No, but when you're coding/scripting for the web with this editor, you probably know how to use javascript (or are learning it)... learning a new language just to extend your editor is a waste of time ....
Javascript, DOM, CSS etc are a bastardised mish-mash of technologies that lack elegance and coherence; they've come about from the legacy need to display static pages in a browser. To gain functionality more and more features have been added like throwing crap against a wall in the hope something will stick. Using this spaghetti system to drive a text editor makes little sense from a technology point of view.
Web technologies today are a toy. Very true. PHP is a silly mess (Sidenote: ATM I develop PHP/HTML/CSS/JS for a living) and clientside Flash was eons ahead of everything else. That's 'was' as in 'has passed'. Adobe and Macromedia sought to that.
Devs will settle for the lowest common demoninator and will backtrack 2-3 generations of technology if it's open and free. It was the same with the PC. It was a toy. But it was open and free and you could dabble with it without a giant megacorporation sueing you into next wednesday. Now x86 rules the planet, and Amiga and GEOS Works are faint history.

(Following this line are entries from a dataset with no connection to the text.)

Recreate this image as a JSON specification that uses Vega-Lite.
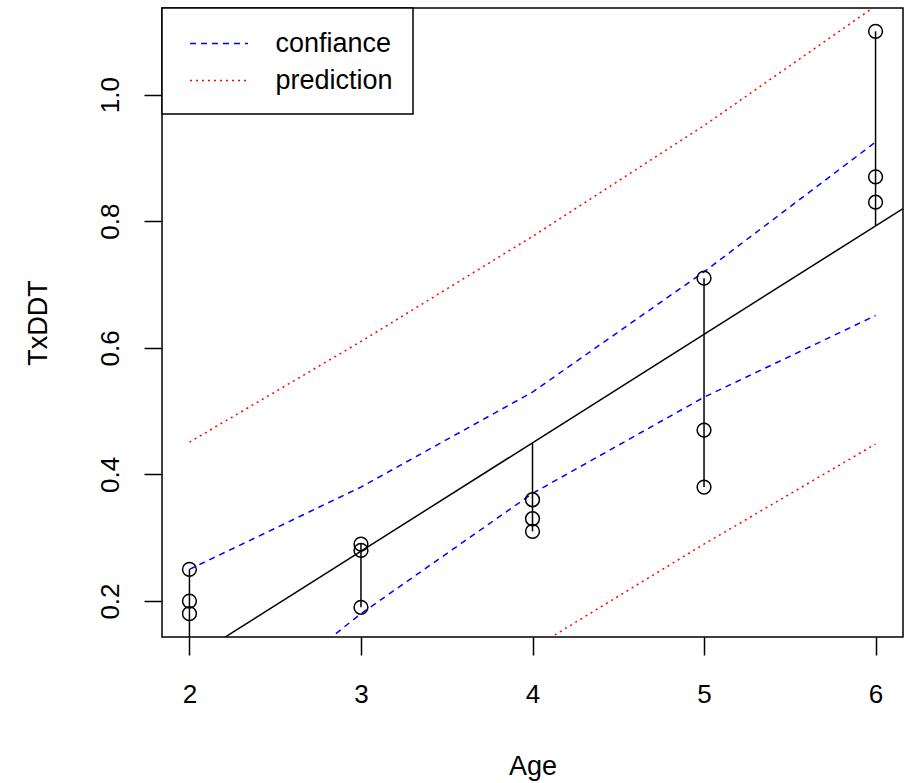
{
  "$schema": "https://vega.github.io/schema/vega-lite/v6.json",
  "width": 741,
  "height": 629,
  "autosize": "none",
  "padding": {"left": 162, "top": 8, "right": 5, "bottom": 146},
  "background": "white",
  "config": {
    "font": "Liberation Sans",
    "view": {"stroke": "black", "strokeWidth": 1.5},
    "axis": {
      "grid": false,
      "domain": false,
      "tickColor": "black",
      "tickSize": 18,
      "tickWidth": 1.5,
      "labelColor": "black",
      "labelFontSize": 26,
      "labelFont": "Liberation Sans",
      "titleColor": "black",
      "titleFontSize": 27,
      "titleFontWeight": "normal",
      "titleFont": "Liberation Sans"
    },
    "legend": {
      "orient": "top-left",
      "offset": 0,
      "padding": 20,
      "strokeColor": "black",
      "strokeWidth": 1.5,
      "fillColor": "white",
      "symbolType": "M-2,0H2",
      "symbolSize": 841,
      "symbolStrokeWidth": 1.5,
      "symbolOffset": 21.5,
      "labelFontSize": 27,
      "labelFont": "Liberation Sans",
      "labelColor": "black",
      "labelOffset": 41,
      "labelLimit": 300,
      "rowPadding": 8
    }
  },
  "datasets": {
    "points": [
      {"age": 2, "txddt": 0.25}, {"age": 2, "txddt": 0.20}, {"age": 2, "txddt": 0.18},
      {"age": 3, "txddt": 0.29}, {"age": 3, "txddt": 0.28}, {"age": 3, "txddt": 0.19},
      {"age": 4, "txddt": 0.36}, {"age": 4, "txddt": 0.33}, {"age": 4, "txddt": 0.31},
      {"age": 5, "txddt": 0.71}, {"age": 5, "txddt": 0.47}, {"age": 5, "txddt": 0.38},
      {"age": 6, "txddt": 1.10}, {"age": 6, "txddt": 0.87}, {"age": 6, "txddt": 0.83}
    ],
    "segments": [
      {"age": 2, "top": 0.25, "bottom": 0.107},
      {"age": 3, "top": 0.29, "bottom": 0.19},
      {"age": 4, "top": 0.45, "bottom": 0.31},
      {"age": 5, "top": 0.71, "bottom": 0.38},
      {"age": 6, "top": 1.10, "bottom": 0.793}
    ],
    "fit": [
      {"age": 1.84, "fit": 0.080},
      {"age": 6.16, "fit": 0.820}
    ],
    "bands": [
      {"age": 2, "value": 0.25, "series": "confiance", "bound": "upper"},
      {"age": 3, "value": 0.38, "series": "confiance", "bound": "upper"},
      {"age": 4, "value": 0.53, "series": "confiance", "bound": "upper"},
      {"age": 5, "value": 0.72, "series": "confiance", "bound": "upper"},
      {"age": 6, "value": 0.925, "series": "confiance", "bound": "upper"},
      {"age": 2, "value": -0.035, "series": "confiance", "bound": "lower"},
      {"age": 3, "value": 0.18, "series": "confiance", "bound": "lower"},
      {"age": 4, "value": 0.37, "series": "confiance", "bound": "lower"},
      {"age": 5, "value": 0.522, "series": "confiance", "bound": "lower"},
      {"age": 6, "value": 0.651, "series": "confiance", "bound": "lower"},
      {"age": 2, "value": 0.451, "series": "prediction", "bound": "upper"},
      {"age": 3, "value": 0.61, "series": "prediction", "bound": "upper"},
      {"age": 4, "value": 0.776, "series": "prediction", "bound": "upper"},
      {"age": 5, "value": 0.951, "series": "prediction", "bound": "upper"},
      {"age": 6, "value": 1.14, "series": "prediction", "bound": "upper"},
      {"age": 2, "value": -0.235, "series": "prediction", "bound": "lower"},
      {"age": 3, "value": -0.06, "series": "prediction", "bound": "lower"},
      {"age": 4, "value": 0.125, "series": "prediction", "bound": "lower"},
      {"age": 5, "value": 0.29, "series": "prediction", "bound": "lower"},
      {"age": 6, "value": 0.448, "series": "prediction", "bound": "lower"}
    ]
  },
  "layer": [
    {
      "data": {"name": "bands"},
      "mark": {"type": "line", "clip": true, "strokeWidth": 1.5},
      "encoding": {
        "x": {
          "field": "age", "type": "quantitative",
          "scale": {"domain": [1.84, 6.16], "nice": false, "zero": false},
          "axis": {"values": [2, 3, 4, 5, 6], "format": "d", "title": "Age", "labelPadding": 26, "titlePadding": 46, "labelFlush": false}
        },
        "y": {
          "field": "value", "type": "quantitative",
          "scale": {"domain": [0.1432, 1.1368], "nice": false, "zero": false},
          "axis": {"values": [0.2, 0.4, 0.6, 0.8, 1.0], "format": ".1f", "title": "TxDDT", "labelAngle": -90, "labelAlign": "center", "labelBaseline": "bottom", "labelPadding": 21, "titlePadding": 45, "labelFlush": false}
        },
        "color": {
          "field": "series", "type": "nominal",
          "scale": {"domain": ["confiance", "prediction"], "range": ["#0000ff", "#ff0000"]},
          "legend": {"title": null}
        },
        "strokeDash": {
          "field": "series", "type": "nominal",
          "scale": {"domain": ["confiance", "prediction"], "range": [[6, 5], [2, 4]]},
          "legend": {"title": null}
        },
        "detail": {"field": "bound", "type": "nominal"}
      }
    },
    {
      "data": {"name": "fit"},
      "mark": {"type": "line", "clip": true, "color": "black", "strokeWidth": 1.5},
      "encoding": {
        "x": {"field": "age", "type": "quantitative"},
        "y": {"field": "fit", "type": "quantitative"}
      }
    },
    {
      "data": {"name": "segments"},
      "mark": {"type": "rule", "clip": true, "color": "black", "strokeWidth": 1.5},
      "encoding": {
        "x": {"field": "age", "type": "quantitative"},
        "y": {"field": "top", "type": "quantitative"},
        "y2": {"field": "bottom"}
      }
    },
    {
      "data": {"name": "points"},
      "mark": {"type": "point", "shape": "circle", "filled": false, "color": "black", "size": 190, "strokeWidth": 1.5, "opacity": 1},
      "encoding": {
        "x": {"field": "age", "type": "quantitative"},
        "y": {"field": "txddt", "type": "quantitative"}
      }
    }
  ]
}
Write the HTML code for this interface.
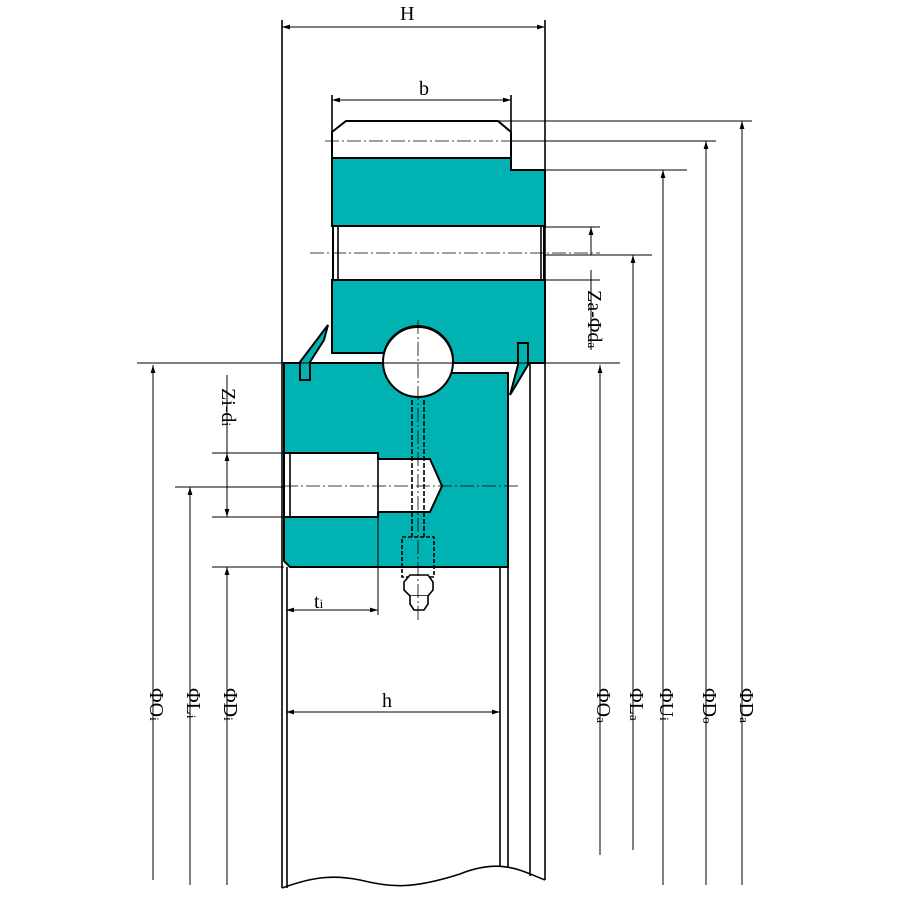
<!DOCTYPE html>
<html><head><style>body{margin:0;background:#fff}svg{display:block}text{font-family:"Liberation Serif",serif;fill:#000}</style></head>
<body>
<svg width="900" height="900" viewBox="0 0 900 900" xmlns="http://www.w3.org/2000/svg">
<defs><marker id="a" viewBox="0 0 10 6" refX="10" refY="3" markerWidth="8" markerHeight="5" orient="auto-start-reverse"><path d="M0,0L10,3L0,6z" fill="#000"/></marker></defs>
<g fill="#00b2b2" stroke="#000" stroke-width="2">
<path d="M332,158 H511 V170 H545 V226 H332 Z"/>
<path d="M332,280 H545 V363 H453 A35,35 0 0 0 384,353 H332 Z"/>
<path d="M284,363 H383 A35,35 0 0 0 451,373 H508 V567 H290 L284,561 Z"/>
<path d="M300,362 L328,325 L324,340 L310,362 V380 H300 Z"/>
<path d="M518,343 H528 V365 L510,395 L518,365 Z"/>
</g>
<g fill="#fff" stroke="#000" stroke-width="2">
<path d="M332,132 L346,121 H498 L511,132 V158 H332 Z"/>
<rect x="333" y="226" width="211" height="54"/>
<circle cx="418" cy="362" r="35"/>
<path d="M284,453 H378 V459 H430 L442,486 L430,512 H378 V517 H284 Z"/>
</g>
<g stroke="#000" fill="none" stroke-width="1.6">
<line x1="338" y1="226" x2="338" y2="280"/><line x1="541" y1="226" x2="541" y2="280"/>
<line x1="378" y1="453" x2="378" y2="517"/><line x1="290" y1="453" x2="290" y2="517"/>
<line x1="282" y1="20" x2="282" y2="888"/><line x1="287" y1="567" x2="287" y2="888"/>
<line x1="545" y1="20" x2="545" y2="880"/><line x1="530" y1="363" x2="530" y2="876"/>
<line x1="508" y1="567" x2="508" y2="868"/><line x1="500" y1="567" x2="500" y2="866"/>
<line x1="511" y1="95" x2="511" y2="132"/><line x1="332" y1="95" x2="332" y2="132"/>
<path d="M282,888 C310,878 330,874 360,880 C390,887 410,890 460,874 C500,858 520,870 545,880"/>
<rect x="402" y="537" width="32" height="40" stroke-dasharray="4,2"/>
<path d="M410,575 H428 L433,582 V590 L428,596 H410 L404,590 V582 Z" fill="#fff"/>
<path d="M410,596 V604 L414,610 H424 L428,604 V596" fill="#fff"/>
<line x1="412" y1="400" x2="412" y2="537" stroke-dasharray="5,2"/>
<line x1="424" y1="400" x2="424" y2="537" stroke-dasharray="5,2"/>
</g>
<g stroke="#000" stroke-width="1" fill="none">
<line x1="282" y1="27" x2="545" y2="27" marker-start="url(#a)" marker-end="url(#a)"/>
<line x1="332" y1="100" x2="511" y2="100" marker-start="url(#a)" marker-end="url(#a)"/>
<line x1="286" y1="712" x2="500" y2="712" marker-start="url(#a)" marker-end="url(#a)"/>
<line x1="286" y1="610" x2="378" y2="610" marker-start="url(#a)" marker-end="url(#a)"/>
<line x1="378" y1="517" x2="378" y2="615"/>
<line x1="498" y1="121" x2="752" y2="121"/><line x1="511" y1="141" x2="716" y2="141"/>
<line x1="545" y1="170" x2="687" y2="170"/><line x1="545" y1="255" x2="652" y2="255"/>
<line x1="545" y1="227" x2="600" y2="227"/><line x1="545" y1="280" x2="600" y2="280"/>
<line x1="137" y1="363" x2="620" y2="363"/>
<line x1="742" y1="121" x2="742" y2="885" marker-start="url(#a)"/>
<line x1="706" y1="141" x2="706" y2="885" marker-start="url(#a)"/>
<line x1="663" y1="170" x2="663" y2="885" marker-start="url(#a)"/>
<line x1="633" y1="255" x2="633" y2="850" marker-start="url(#a)"/>
<line x1="600" y1="365" x2="600" y2="855" marker-start="url(#a)"/>
<line x1="591" y1="227" x2="591" y2="255" marker-start="url(#a)"/>
<line x1="591" y1="270" x2="591" y2="350"/>
<line x1="153" y1="365" x2="153" y2="880" marker-start="url(#a)"/>
<line x1="190" y1="487" x2="190" y2="885" marker-start="url(#a)"/>
<line x1="227" y1="567" x2="227" y2="885" marker-start="url(#a)"/>
<line x1="227" y1="375" x2="227" y2="517" />
<line x1="227" y1="453" x2="227" y2="517" marker-start="url(#a)" marker-end="url(#a)"/>
<line x1="212" y1="453" x2="284" y2="453"/><line x1="212" y1="517" x2="284" y2="517"/>
<line x1="212" y1="567" x2="284" y2="567"/><line x1="175" y1="487" x2="284" y2="487"/>
</g>
<g stroke="#000" stroke-width="0.8" stroke-dasharray="14,3,2,3" fill="none">
<line x1="325" y1="141" x2="545" y2="141"/><line x1="310" y1="253" x2="600" y2="253"/>
<line x1="284" y1="486" x2="520" y2="486"/><line x1="418" y1="320" x2="418" y2="620"/>
</g>
<g font-size="20">
<text x="400" y="20">H</text><text x="419" y="95">b</text><text x="382" y="707">h</text>
<text x="314" y="608">t<tspan font-size="13">i</tspan></text>
<g transform="translate(588,290) rotate(90)"><text>Za-Φd<tspan font-size="13">a</tspan></text></g>
<g transform="translate(222,388) rotate(90)"><text>Zi-d<tspan font-size="13">i</tspan></text></g>
<g transform="translate(597,688) rotate(90)"><text>ΦO<tspan font-size="13">a</tspan></text></g>
<g transform="translate(630,688) rotate(90)"><text>ΦL<tspan font-size="13">a</tspan></text></g>
<g transform="translate(660,688) rotate(90)"><text>ΦU<tspan font-size="13">i</tspan></text></g>
<g transform="translate(703,688) rotate(90)"><text>ΦD<tspan font-size="13">o</tspan></text></g>
<g transform="translate(740,688) rotate(90)"><text>ΦD<tspan font-size="13">a</tspan></text></g>
<g transform="translate(150,688) rotate(90)"><text>ΦO<tspan font-size="13">i</tspan></text></g>
<g transform="translate(187,688) rotate(90)"><text>ΦL<tspan font-size="13">i</tspan></text></g>
<g transform="translate(224,688) rotate(90)"><text>ΦD<tspan font-size="13">i</tspan></text></g>
</g>
</svg>
</body></html>
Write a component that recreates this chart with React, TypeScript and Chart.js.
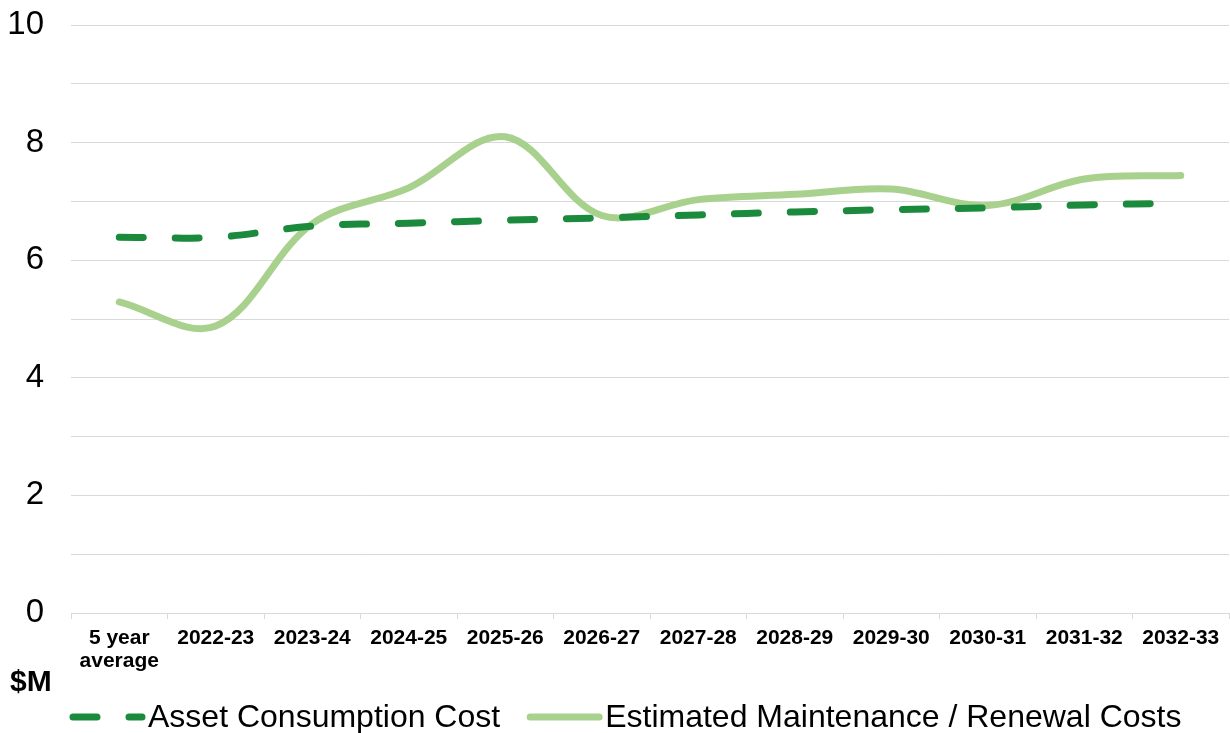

That's the way things go. Nature finds the absurdest ways around obsticles, but it's true.
We suffer more in our imagination than in reality. - Seneca
The only semi-serious complain against PHP I've ever heard is that the function names and parameters order aren't uniform. MOTHER. OF. GOD.
So I'm stuck here in Visual Studio 2012, a nice env for C# (apparently crappy for C++, but whatever..) and the fuckers no longer support emacs key bindings. I could give a shit about Emacs LISP, but give my my key bindings or give me death, or maybe retirement would be nice. Oh yeah, get off my lawn you script kiddies!